Islamist rebels in Syria behead 12-year-old boy
More than 280,000 people have been killed and millions displaced since Syria's civil war erupted with the brutal repression of anti-government protests in 2011 (AFP Photo/Omar haj kadour)

Syrian residents and the opposition expressed outrage on Wednesday at the brutal beheading of a child by a rebel group in Aleppo city, branding it a "heinous act".

The horrific murder, captured in footage circulated on social media Tuesday, was carried out by Islamist rebels who accused the boy of fighting alongside government forces.

"How could they slaughter a child like this?" asked 25-year-old Bassel Zein, a barber in the opposition-held Al-Kalasseh neighbourhood of Aleppo.

"He should have been tried in a fair way and maybe swapped with the regime for rebel detainees instead of this heinous act," he said.

Other residents said the beheading tarnished the name of the opposition, and at an Aleppo mosque on Tuesday night, Imam Mohamed Badawi railed against the killing.

"This is the work of criminals, and is forbidden in Islam," he told the congregation gathered for sunset prayers.

The boy was decapitated by members of the Nureddin al-Zenki rebel group on the back of a pick-up truck on a public road in Aleppo's opposition-controlled Al-Mashhad neighbourhood.

In the grisly footage, rebels accused the boy of fighting with a pro-regime Palestinian faction known as the Al-Quds Brigade and said he was captured during fighting north of Aleppo city.

But the Al-Quds Brigade issued a statement denying the boy was a member, and describing him as an ordinary 12-year-old Palestinian refugee.

- 'Individual mistake' -

The Nureddin al-Zenki group condemned the act as a "violation" in a statement on Tuesday, describing it as an "individual mistake that does not represent the general policy of the group".

The organisation said it had detained those involved in the murder and set up a judicial committee to investigate the incident and issue a verdict as soon as possible.

The killing was also condemned by the opposition Syrian National Coalition, which expressed "shock at the horrific scenes" and urged the faction to follow through on its pledge to investigate and punish the perpetrators.

"The National Coalition... does not condone any behaviour that is contrary to the principles of the revolution and the aspirations of the Syrian people who came out to demand freedom, dignity and justice," the coalition added in a statement.

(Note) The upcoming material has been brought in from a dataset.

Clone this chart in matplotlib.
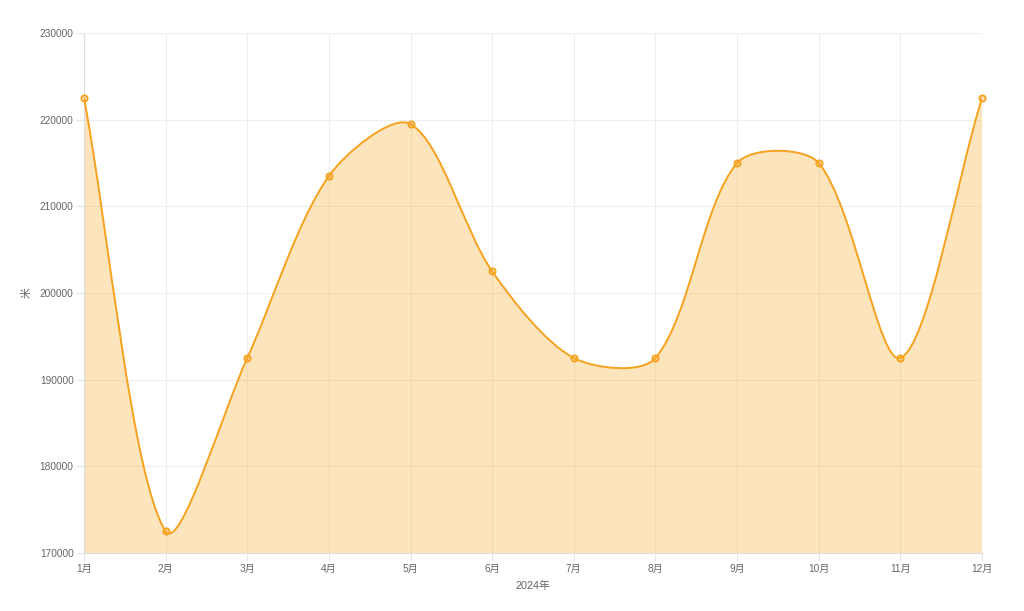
import numpy as np
import matplotlib
matplotlib.use("Agg")
import matplotlib.pyplot as plt
from matplotlib.path import Path
from matplotlib.patches import PathPatch

plt.rcParams['font.family'] = ['Liberation Sans', 'Noto Sans CJK SC', 'DejaVu Sans']

months = ['1月', '2月', '3月', '4月', '5月', '6月', '7月', '8月', '9月', '10月', '11月', '12月']
values = [222500, 172500, 192500, 213500, 219500, 202500, 192500, 192500, 215000, 215000, 192500, 222500]
y_ticks = [170000, 180000, 190000, 200000, 210000, 220000, 230000]
x_title = '2024年'
y_title = '米'

line_color = '#F5A21F'
fill_color = (246/255, 166/255, 35/255, 0.3)
text_color = '#666666'
grid_color = '#EEEEEE'

fig = plt.figure(figsize=(10.24, 6.11), dpi=100)
ax = fig.add_axes([84/1024, 1-553/611, (982-84)/1024, (553-33)/611])
x = np.arange(len(months))
ax.set_xlim(0, len(months)-1)
ax.set_ylim(y_ticks[0], y_ticks[-1])

# Chart.js-style bezier spline computed in pixel space
fig.canvas.draw()
trans = ax.transData
pts = trans.transform(np.column_stack([x, values]))
n = len(pts)
t = 0.3
cp_prev = pts.copy()
cp_next = pts.copy()
for i in range(n):
    p0 = pts[i-1] if i > 0 else pts[i]
    p1 = pts[i]
    p2 = pts[i+1] if i < n-1 else pts[i]
    d01 = np.hypot(*(p1-p0))
    d12 = np.hypot(*(p2-p1))
    s01 = d01/(d01+d12) if (d01+d12) else 0
    s12 = d12/(d01+d12) if (d01+d12) else 0
    cp_prev[i] = p1 - t*s01*(p2-p0)
    cp_next[i] = p1 + t*s12*(p2-p0)
bbox = ax.get_window_extent()
for arr in (cp_prev, cp_next):
    arr[:, 0] = np.clip(arr[:, 0], bbox.x0, bbox.x1)
    arr[:, 1] = np.clip(arr[:, 1], bbox.y0, bbox.y1)

inv = trans.inverted()
cpp = inv.transform(cp_prev)
cpn = inv.transform(cp_next)
verts = [(x[0], values[0])]
codes = [Path.MOVETO]
for i in range(n-1):
    verts += [tuple(cpn[i]), tuple(cpp[i+1]), (x[i+1], values[i+1])]
    codes += [Path.CURVE4]*3
line_path = Path(verts, codes)
fill_verts = verts + [(x[-1], y_ticks[0]), (x[0], y_ticks[0]), (x[0], values[0])]
fill_codes = codes + [Path.LINETO, Path.LINETO, Path.CLOSEPOLY]
ax.add_patch(PathPatch(Path(fill_verts, fill_codes), facecolor=fill_color, edgecolor='none', zorder=2))
ax.add_patch(PathPatch(line_path, facecolor='none', edgecolor=line_color, linewidth=1.4, zorder=3))
ax.plot(x, values, linestyle='none', marker='o', markersize=4.5, markerfacecolor=(246/255, 166/255, 35/255, 0.35),
        markeredgecolor=line_color, markeredgewidth=1.3, zorder=4, clip_on=False)

ax.set_xticks(x)
ax.set_xticklabels(months)
ax.set_yticks(y_ticks)
ax.set_yticklabels([str(v) for v in y_ticks])
ax.grid(True, color=grid_color, linewidth=0.8, zorder=0)
ax.set_axisbelow(True)
for s in ['top', 'right']:
    ax.spines[s].set_visible(False)
for s in ['left', 'bottom']:
    ax.spines[s].set_color('#DDDDDD')
    ax.spines[s].set_linewidth(0.8)
ax.tick_params(axis='both', colors=text_color, labelsize=7.3, length=6, color='#E6E6E6', width=0.8)
ax.tick_params(axis='x', pad=2)
ax.tick_params(axis='y', pad=1.5)
ax.set_xlabel(x_title, color=text_color, fontsize=7.8, labelpad=5)
ax.set_ylabel(y_title, color=text_color, fontsize=7.8, labelpad=6)

fig.savefig('out.png', dpi=100)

Nureddin al-Zenki is an Islamist rebel group largely based in Aleppo province that at one point received US-made anti-tank missiles, though that support appears to have dried up in 2015.

The faction had already been accused of abuses, with Amnesty International earlier this month saying it was among several rebel factions committing war crimes and other violations of international law.

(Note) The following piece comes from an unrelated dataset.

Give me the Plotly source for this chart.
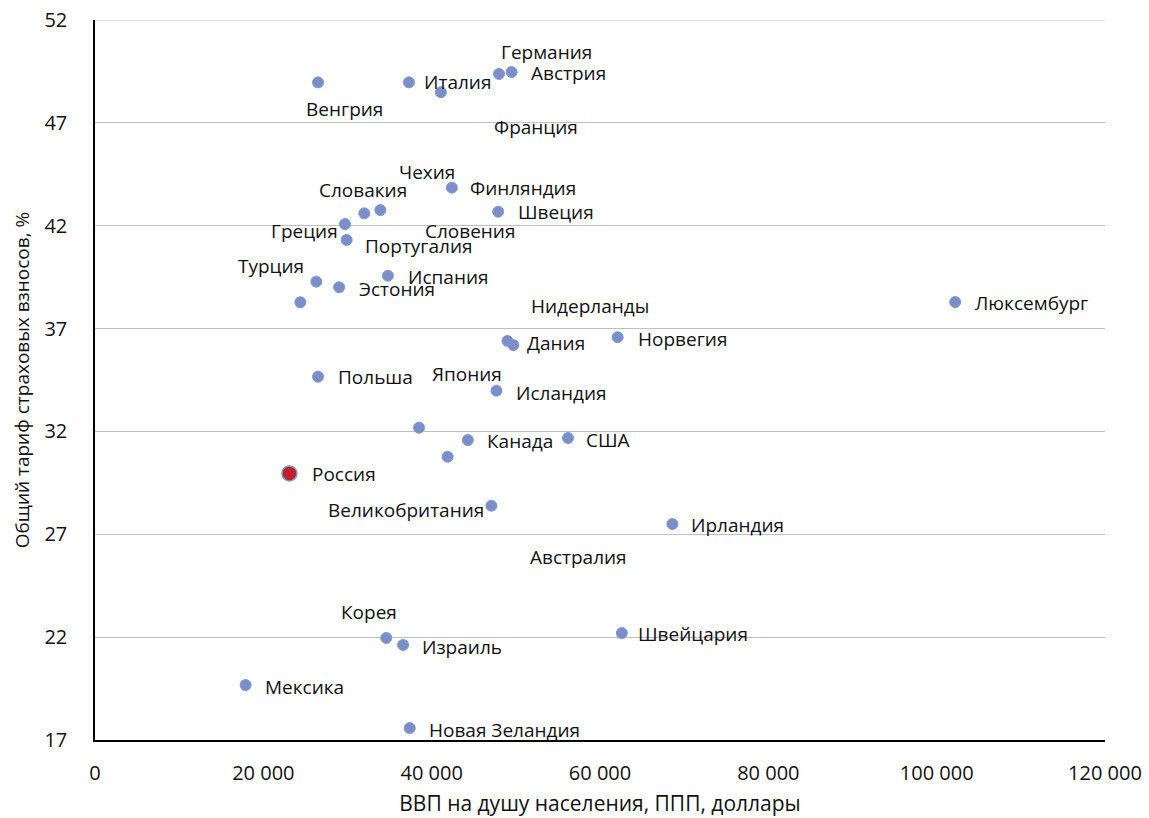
import plotly.graph_objects as go

# ---- data ----
countries = ["Венгрия", "Италия", "Франция", "Германия", "Австрия", "Финляндия", "Чехия",
             "Словакия", "Греция", "Швеция", "Португалия", "Испания", "Турция", "Эстония",
             "Словения", "Нидерланды", "Дания", "Норвегия", "Люксембург", "Польша", "Исландия",
             "Япония", "Канада", "США", "Австралия", "Великобритания", "Ирландия",
             "Корея", "Израиль", "Швейцария", "Мексика", "Новая Зеландия"]
gdp = [26500, 37300, 41100, 48000, 49500, 42400, 33900,
       32000, 29700, 47900, 29900, 34800, 26300, 29000,
       24400, 49000, 49700, 62100, 102200, 26500, 47700,
       38500, 44300, 56200, 41900, 47100, 68600,
       34600, 36600, 62600, 17900, 37400]
rate = [48.97, 48.97, 48.49, 49.38, 49.47, 43.85, 42.76,
        42.60, 42.08, 42.68, 41.31, 39.57, 39.28, 39.01,
        38.28, 36.40, 36.20, 36.58, 38.29, 34.66, 33.98,
        32.18, 31.58, 31.68, 30.77, 28.39, 27.50,
        21.96, 21.62, 22.20, 19.67, 17.58]

russia_name = ["Россия"]
russia_gdp = [23100]
russia_rate = [29.96]

# label anchor points (data coords) and alignment, as placed in the original chart
label_text = countries + russia_name
label_x = [29700, 38900, 52400, 53700, 51600, 44300, 39400,
           31900, 29100, 50000, 31900, 36900, 20900, 31100,
           44600, 58800, 51100, 64300, 104300, 28600, 49800,
           44200, 46300, 58100, 57400, 46500, 70600,
           32600, 38600, 64300, 20000, 39400, 25500]
label_y = [47.67, 48.99, 46.80, 50.46, 49.41, 43.83, 44.63,
           43.74, 41.74, 42.67, 41.01, 39.49, 40.06, 38.91,
           41.74, 38.10, 36.28, 36.49, 38.24, 34.63, 33.88,
           34.78, 31.52, 31.58, 25.90, 28.18, 27.45,
           23.22, 21.52, 22.15, 19.58, 17.49, 29.92]
label_anchor = ["center", "left", "center", "center", "left", "left", "center",
                "center", "right", "left", "left", "left", "center", "left",
                "center", "center", "left", "left", "left", "left", "left",
                "center", "left", "left", "center", "right", "left",
                "center", "left", "left", "left", "left", "left"]

x_ticks = [0, 20000, 40000, 60000, 80000, 100000, 120000]
x_tick_text = ["0", "20 000", "40 000", "60 000", "80 000", "100 000", "120 000"]
y_ticks = [17, 22, 27, 32, 37, 42, 47, 52]

label_font = "Open Sans"
axis_font = "Open Sans"

fig = go.Figure()
fig.add_trace(go.Scatter(
    x=gdp, y=rate, mode="markers", text=countries, hoverinfo="text",
    marker=dict(size=11, color="#7F8CC8", line=dict(color="#6E9FDB", width=1)),
    showlegend=False,
))
fig.add_trace(go.Scatter(
    x=russia_gdp, y=russia_rate, mode="markers", text=russia_name, hoverinfo="text",
    marker=dict(size=15, color="#C0202A", line=dict(color="#6E9FDB", width=1.5)),
    showlegend=False,
))

for t, lx, ly, a in zip(label_text, label_x, label_y, label_anchor):
    fig.add_annotation(x=lx, y=ly, text=t, showarrow=False, xanchor=a, yanchor="middle",
                       font=dict(family=label_font, size=19, color="#111111"))

# top gridline (at the upper end of the y range)
fig.add_shape(type="line", xref="paper", x0=0, x1=1, yref="y", y0=y_ticks[-1], y1=y_ticks[-1],
              line=dict(color="#BFBFBF", width=1), layer="below")

fig.update_layout(
    width=1149, height=818,
    margin=dict(l=95, r=44, t=20, b=78),
    paper_bgcolor="white", plot_bgcolor="white",
    xaxis=dict(
        range=[0, 120000], tickvals=x_ticks, ticktext=x_tick_text, automargin=False,
        showgrid=False, zeroline=False, showline=True, linecolor="#000000", linewidth=1.5,
        ticks="", ticklabelstandoff=14, ticklabeloverflow="allow",
        tickfont=dict(family=axis_font, size=20, color="#111111"),
        title=dict(text="ВВП на душу населения, ППП, доллары", standoff=12,
                   font=dict(family=axis_font, size=21, color="#111111")),
    ),
    yaxis=dict(
        range=[17, 52], tickvals=y_ticks, automargin=False,
        showgrid=True, gridcolor="#BFBFBF", gridwidth=1,
        zeroline=False, showline=True, linecolor="#000000", linewidth=1.5,
        ticks="", ticklabelstandoff=22, ticklabeloverflow="allow",
        tickfont=dict(family=axis_font, size=20, color="#111111"),
        title=dict(text="Общий тариф страховых взносов, %", standoff=10,
                   font=dict(family=axis_font, size=19, color="#111111")),
    ),
)

fig.write_html("out.html", config={"displayModeBar": False},
               post_script="document.body.style.margin='0px';")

In Washington, the State Department said it was aware of reports of the "appalling" incident and that involvement with the group could be reviewed.

"We're seeking more information," spokesman Mark Toner said at Tuesday's daily briefing.

"We'll look at, frankly, any affiliation or cooperation with this group we may have going forward, if these allegations are proven true."

- 'Depths of depravity' -

Amnesty International said Wednesday that the beheading was the latest "abhorrent" sign that some opposition groups are carrying out serious abuses with impunity.

"This horrific video... suggests some members of armed groups have truly plumbed the depths of depravity," said Philip Luther, head of Amnesty’s Middle East and North Africa programme

"It is yet another gruesome example of the summary killing of captives, which amounts to a war crime," he said in a statement.

In eastern parts of Aleppo, now under siege after being encircled by government forces, residents accused the rebels involved of besmirching the opposition's name.

"This is a big error and will harm all the Free Syrian Army rebel factions," said Mohamed Mansour, a resident of Al-Mashhad where the execution occurred.

"There is nothing in Islam that allows the slaughter of prisoners. Islam requires captives to be well-treated, fed and cared for."

Rights groups say war crimes have been committed by all sides in Syria's conflict, which began in March 2011 and has killed more than 280,000 people.

The government is accused of widespread torture, as well as indiscriminate fire on civilian populations.

And the Islamic State jihadist group has regularly carried out gruesome executions of its opponents.